# Problem to work on
Word for word, print each line of the listing below; pictures stay out.

# Source excerpt
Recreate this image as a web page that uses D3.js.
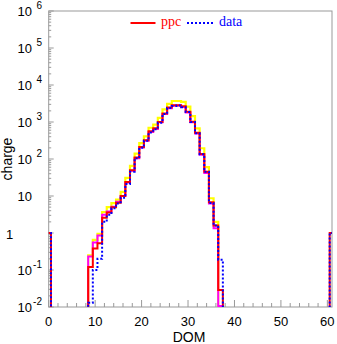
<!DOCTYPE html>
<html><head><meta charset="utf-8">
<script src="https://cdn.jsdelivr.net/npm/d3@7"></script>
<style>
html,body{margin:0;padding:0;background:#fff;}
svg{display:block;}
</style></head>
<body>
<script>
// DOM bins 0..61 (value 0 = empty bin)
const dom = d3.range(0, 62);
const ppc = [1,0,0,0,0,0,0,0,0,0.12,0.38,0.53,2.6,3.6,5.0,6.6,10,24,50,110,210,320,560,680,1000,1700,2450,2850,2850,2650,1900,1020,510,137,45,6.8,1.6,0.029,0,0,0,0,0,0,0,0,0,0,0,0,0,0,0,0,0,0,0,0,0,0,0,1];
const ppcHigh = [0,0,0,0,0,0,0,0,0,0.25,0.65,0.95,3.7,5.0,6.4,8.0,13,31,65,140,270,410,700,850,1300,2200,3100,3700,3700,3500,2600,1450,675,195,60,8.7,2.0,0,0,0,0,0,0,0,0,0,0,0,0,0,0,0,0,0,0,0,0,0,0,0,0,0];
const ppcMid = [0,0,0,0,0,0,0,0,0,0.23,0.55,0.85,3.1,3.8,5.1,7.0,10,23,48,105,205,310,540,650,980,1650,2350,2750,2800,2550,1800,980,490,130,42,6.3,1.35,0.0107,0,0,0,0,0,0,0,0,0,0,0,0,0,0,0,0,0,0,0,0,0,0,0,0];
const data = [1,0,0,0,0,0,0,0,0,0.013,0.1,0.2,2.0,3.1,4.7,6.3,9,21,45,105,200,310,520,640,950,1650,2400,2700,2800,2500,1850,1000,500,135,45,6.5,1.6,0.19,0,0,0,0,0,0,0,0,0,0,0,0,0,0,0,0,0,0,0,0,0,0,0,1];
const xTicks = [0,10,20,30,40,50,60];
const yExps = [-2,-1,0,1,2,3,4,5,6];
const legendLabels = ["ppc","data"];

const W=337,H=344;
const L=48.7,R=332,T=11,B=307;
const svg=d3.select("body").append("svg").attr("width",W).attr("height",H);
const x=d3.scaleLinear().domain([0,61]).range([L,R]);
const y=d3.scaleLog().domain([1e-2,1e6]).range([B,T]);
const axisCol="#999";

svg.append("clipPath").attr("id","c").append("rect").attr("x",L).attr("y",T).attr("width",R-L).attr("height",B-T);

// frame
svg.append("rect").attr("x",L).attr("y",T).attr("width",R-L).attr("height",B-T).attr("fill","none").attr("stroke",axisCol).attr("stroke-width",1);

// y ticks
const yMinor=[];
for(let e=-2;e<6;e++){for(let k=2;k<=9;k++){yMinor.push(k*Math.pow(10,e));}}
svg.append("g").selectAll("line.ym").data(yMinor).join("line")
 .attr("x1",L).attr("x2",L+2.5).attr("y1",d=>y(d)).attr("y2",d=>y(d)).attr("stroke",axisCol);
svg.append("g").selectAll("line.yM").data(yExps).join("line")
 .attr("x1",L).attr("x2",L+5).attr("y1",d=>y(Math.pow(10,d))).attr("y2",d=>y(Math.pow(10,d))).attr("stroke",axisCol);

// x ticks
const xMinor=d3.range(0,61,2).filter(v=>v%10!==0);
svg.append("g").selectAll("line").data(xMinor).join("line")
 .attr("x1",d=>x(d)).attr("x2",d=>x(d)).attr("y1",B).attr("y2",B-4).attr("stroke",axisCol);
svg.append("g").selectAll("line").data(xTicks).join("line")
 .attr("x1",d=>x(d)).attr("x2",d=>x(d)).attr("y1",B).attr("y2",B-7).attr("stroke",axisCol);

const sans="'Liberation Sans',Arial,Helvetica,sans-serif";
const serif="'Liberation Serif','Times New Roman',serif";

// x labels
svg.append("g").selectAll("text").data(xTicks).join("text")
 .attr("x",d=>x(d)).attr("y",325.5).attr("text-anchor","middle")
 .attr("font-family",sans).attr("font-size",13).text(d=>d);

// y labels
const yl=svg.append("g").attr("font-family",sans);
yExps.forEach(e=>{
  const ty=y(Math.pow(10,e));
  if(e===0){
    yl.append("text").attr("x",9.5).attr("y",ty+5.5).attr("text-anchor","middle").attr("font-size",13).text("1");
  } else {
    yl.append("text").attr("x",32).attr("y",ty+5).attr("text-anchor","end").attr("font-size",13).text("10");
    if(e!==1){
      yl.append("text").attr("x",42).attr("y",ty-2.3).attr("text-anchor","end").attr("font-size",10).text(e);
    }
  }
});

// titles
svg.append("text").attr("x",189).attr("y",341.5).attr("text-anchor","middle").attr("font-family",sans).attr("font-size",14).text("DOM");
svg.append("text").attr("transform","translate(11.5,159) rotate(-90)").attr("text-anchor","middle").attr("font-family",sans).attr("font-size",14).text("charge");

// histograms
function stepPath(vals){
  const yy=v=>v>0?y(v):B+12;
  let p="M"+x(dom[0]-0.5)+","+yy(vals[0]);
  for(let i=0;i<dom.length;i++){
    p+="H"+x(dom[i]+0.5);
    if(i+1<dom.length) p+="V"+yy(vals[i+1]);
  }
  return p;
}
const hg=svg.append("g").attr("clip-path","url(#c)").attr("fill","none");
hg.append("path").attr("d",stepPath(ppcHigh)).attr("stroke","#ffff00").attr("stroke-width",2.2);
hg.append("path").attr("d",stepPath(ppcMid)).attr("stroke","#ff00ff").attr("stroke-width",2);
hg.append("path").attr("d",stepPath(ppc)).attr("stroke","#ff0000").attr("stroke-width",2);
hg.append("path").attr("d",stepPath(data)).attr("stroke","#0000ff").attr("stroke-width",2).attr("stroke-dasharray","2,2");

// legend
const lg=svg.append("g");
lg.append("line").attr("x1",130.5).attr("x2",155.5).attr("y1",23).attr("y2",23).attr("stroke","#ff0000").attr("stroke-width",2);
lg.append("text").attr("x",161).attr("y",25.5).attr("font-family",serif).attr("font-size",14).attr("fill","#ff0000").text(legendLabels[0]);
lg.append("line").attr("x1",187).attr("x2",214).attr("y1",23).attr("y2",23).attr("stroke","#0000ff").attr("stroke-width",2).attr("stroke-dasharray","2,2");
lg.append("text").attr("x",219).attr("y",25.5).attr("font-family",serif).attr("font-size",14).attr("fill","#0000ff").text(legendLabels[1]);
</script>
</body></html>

# Final result
Recreate this image as a web page that uses D3.js.
<!DOCTYPE html>
<html><head><meta charset="utf-8">
<script src="https://cdn.jsdelivr.net/npm/d3@7"></script>
<style>
html,body{margin:0;padding:0;background:#fff;}
svg{display:block;}
</style></head>
<body>
<script>
// DOM bins 0..61 (value 0 = empty bin)
const dom = d3.range(0, 62);
const ppc = [1,0,0,0,0,0,0,0,0,0.12,0.38,0.53,2.6,3.6,5.0,6.6,10,24,50,110,210,320,560,680,1000,1700,2450,2850,2850,2650,1900,1020,510,137,45,6.8,1.6,0.029,0,0,0,0,0,0,0,0,0,0,0,0,0,0,0,0,0,0,0,0,0,0,0,1];
const ppcHigh = [0,0,0,0,0,0,0,0,0,0.25,0.65,0.95,3.7,5.0,6.4,8.0,13,31,65,140,270,410,700,850,1300,2200,3100,3700,3700,3500,2600,1450,675,195,60,8.7,2.0,0,0,0,0,0,0,0,0,0,0,0,0,0,0,0,0,0,0,0,0,0,0,0,0,0];
const ppcMid = [0,0,0,0,0,0,0,0,0,0.23,0.55,0.85,3.1,3.8,5.1,7.0,10,23,48,105,205,310,540,650,980,1650,2350,2750,2800,2550,1800,980,490,130,42,6.3,1.35,0.0107,0,0,0,0,0,0,0,0,0,0,0,0,0,0,0,0,0,0,0,0,0,0,0,0];
const data = [1,0,0,0,0,0,0,0,0,0.013,0.1,0.2,2.0,3.1,4.7,6.3,9,21,45,105,200,310,520,640,950,1650,2400,2700,2800,2500,1850,1000,500,135,45,6.5,1.6,0.19,0,0,0,0,0,0,0,0,0,0,0,0,0,0,0,0,0,0,0,0,0,0,0,1];
const xTicks = [0,10,20,30,40,50,60];
const yExps = [-2,-1,0,1,2,3,4,5,6];
const legendLabels = ["ppc","data"];

const W=337,H=344;
const L=48.7,R=332,T=11,B=307;
const svg=d3.select("body").append("svg").attr("width",W).attr("height",H);
const x=d3.scaleLinear().domain([0,61]).range([L,R]);
const y=d3.scaleLog().domain([1e-2,1e6]).range([B,T]);
const axisCol="#999";

svg.append("clipPath").attr("id","c").append("rect").attr("x",L).attr("y",T).attr("width",R-L).attr("height",B-T);

// frame
svg.append("rect").attr("x",L).attr("y",T).attr("width",R-L).attr("height",B-T).attr("fill","none").attr("stroke",axisCol).attr("stroke-width",1);

// y ticks
const yMinor=[];
for(let e=-2;e<6;e++){for(let k=2;k<=9;k++){yMinor.push(k*Math.pow(10,e));}}
svg.append("g").selectAll("line.ym").data(yMinor).join("line")
 .attr("x1",L).attr("x2",L+2.5).attr("y1",d=>y(d)).attr("y2",d=>y(d)).attr("stroke",axisCol);
svg.append("g").selectAll("line.yM").data(yExps).join("line")
 .attr("x1",L).attr("x2",L+5).attr("y1",d=>y(Math.pow(10,d))).attr("y2",d=>y(Math.pow(10,d))).attr("stroke",axisCol);

// x ticks
const xMinor=d3.range(0,61,2).filter(v=>v%10!==0);
svg.append("g").selectAll("line").data(xMinor).join("line")
 .attr("x1",d=>x(d)).attr("x2",d=>x(d)).attr("y1",B).attr("y2",B-4).attr("stroke",axisCol);
svg.append("g").selectAll("line").data(xTicks).join("line")
 .attr("x1",d=>x(d)).attr("x2",d=>x(d)).attr("y1",B).attr("y2",B-7).attr("stroke",axisCol);

const sans="'Liberation Sans',Arial,Helvetica,sans-serif";
const serif="'Liberation Serif','Times New Roman',serif";

// x labels
svg.append("g").selectAll("text").data(xTicks).join("text")
 .attr("x",d=>x(d)).attr("y",325.5).attr("text-anchor","middle")
 .attr("font-family",sans).attr("font-size",13).text(d=>d);

// y labels
const yl=svg.append("g").attr("font-family",sans);
yExps.forEach(e=>{
  const ty=y(Math.pow(10,e));
  if(e===0){
    yl.append("text").attr("x",9.5).attr("y",ty+5.5).attr("text-anchor","middle").attr("font-size",13).text("1");
  } else {
    yl.append("text").attr("x",32).attr("y",ty+5).attr("text-anchor","end").attr("font-size",13).text("10");
    if(e!==1){
      yl.append("text").attr("x",42).attr("y",ty-2.3).attr("text-anchor","end").attr("font-size",10).text(e);
    }
  }
});

// titles
svg.append("text").attr("x",189).attr("y",341.5).attr("text-anchor","middle").attr("font-family",sans).attr("font-size",14).text("DOM");
svg.append("text").attr("transform","translate(11.5,159) rotate(-90)").attr("text-anchor","middle").attr("font-family",sans).attr("font-size",14).text("charge");

// histograms
function stepPath(vals){
  const yy=v=>v>0?y(v):B+12;
  let p="M"+x(dom[0]-0.5)+","+yy(vals[0]);
  for(let i=0;i<dom.length;i++){
    p+="H"+x(dom[i]+0.5);
    if(i+1<dom.length) p+="V"+yy(vals[i+1]);
  }
  return p;
}
const hg=svg.append("g").attr("clip-path","url(#c)").attr("fill","none");
hg.append("path").attr("d",stepPath(ppcHigh)).attr("stroke","#ffff00").attr("stroke-width",2.2);
hg.append("path").attr("d",stepPath(ppcMid)).attr("stroke","#ff00ff").attr("stroke-width",2);
hg.append("path").attr("d",stepPath(ppc)).attr("stroke","#ff0000").attr("stroke-width",2);
hg.append("path").attr("d",stepPath(data)).attr("stroke","#0000ff").attr("stroke-width",2).attr("stroke-dasharray","2,2");

// legend
const lg=svg.append("g");
lg.append("line").attr("x1",130.5).attr("x2",155.5).attr("y1",23).attr("y2",23).attr("stroke","#ff0000").attr("stroke-width",2);
lg.append("text").attr("x",161).attr("y",25.5).attr("font-family",serif).attr("font-size",14).attr("fill","#ff0000").text(legendLabels[0]);
lg.append("line").attr("x1",187).attr("x2",214).attr("y1",23).attr("y2",23).attr("stroke","#0000ff").attr("stroke-width",2).attr("stroke-dasharray","2,2");
lg.append("text").attr("x",219).attr("y",25.5).attr("font-family",serif).attr("font-size",14).attr("fill","#0000ff").text(legendLabels[1]);
</script>
</body></html>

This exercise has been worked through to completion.